The justices were hearing arguments in California vs. the Entertainment Merchants Association and Entertainment Software Association, a five year battle in the courts that so far has tilted in favor of the video game industry.


The court was full today for the gaming case. Oral arguments kicked off a little after 10 am ET, as the nine Justices took their seats at the bench, in front of attorneys for both sides and a packed gallery. Press, including Kotaku, sat off to the left, near towering columns in the massive classical courthouse. [Read key excerpts from the oral arguments.]


California deputy attorney general Zackery Morazzini started today's one hour session at the U.S. Supreme Court saying that the "deviant level of violence that is presented in a certain of category of video games" requires legal restrictions to protect minors.


Morazzini's opening statement was almost immediately interrupted by Justice Antonin Scalia who pointed out that Grimm's fairy tales are very violent as well.


"Are you going to ban them too?" Scalia asked of the attorney general.
Scalia, one of the court's most conservative justices and most vocal in the questioning of the state today, repeatedly and often with humor questioned Morazznii about the California law and its effects on the first amendment.

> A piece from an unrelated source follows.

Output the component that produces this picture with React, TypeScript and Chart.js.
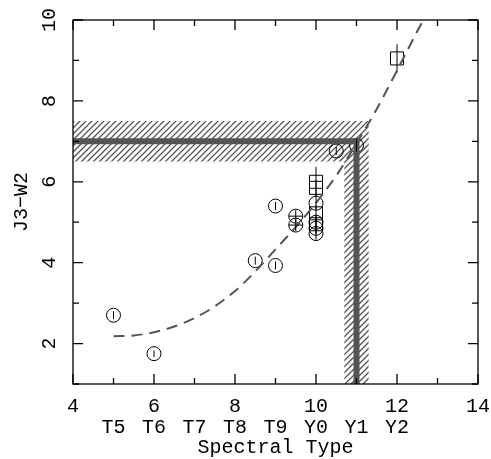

"You are asking us to create a whole new prohibition, which the American people never ratified when they ratified the First Amendment... what's next after violence? Drinking? Smoking? Movies that show smoking can't be shown to children?," asked Scalia in the hearing.
"I think what Justice Scalia wants to know is what James Madison thought about video games," Justice Samuel Alito joked.


No one attending ventured a guess.


While not as vigorous in their questioning, the court also pressed the video game industry's resistance to accept any law that would limit the exposure of children to a potentially harmful game. And questioned whether the industry would accept lesser restrictions such as requiring putting violent video games on the top shelf.


Some justices wondered if there was perhaps a valid interest in protecting minors from hyper-violent games.


Imagining a game that allows a player to torture babies, Justice Stephen Breyer asked. "Why isn't it common sense to say a State has the right to say 'Parents if you want that for your 13-year-old, you go buy it yourself?'


While the justices did not betray intimate knowledge of playing games some seemed familiar with the medium. Justice Elena Kagan at one point asked California if Mortal Kombat would be banned under California's law. "Half of the clerks [in the Court] who work for us spend considerable amount of time in their adolescence playing [it]," she said. "I don't know what she's talking about," Scalia quipped.
 
Wow, this court case is actually pretty intriguing. Way to go justices, they seem pretty 'normal' o.o

Thanks for the update chaos. Personally, I don't have a chosen side on the argument, but I still am interested in seeing how this case unfolds.
 
I was shocked to hear of sanity in Washington, too, Ultimate.

Don't mention it, I'l be posting the updates here as kotaku unfolds them.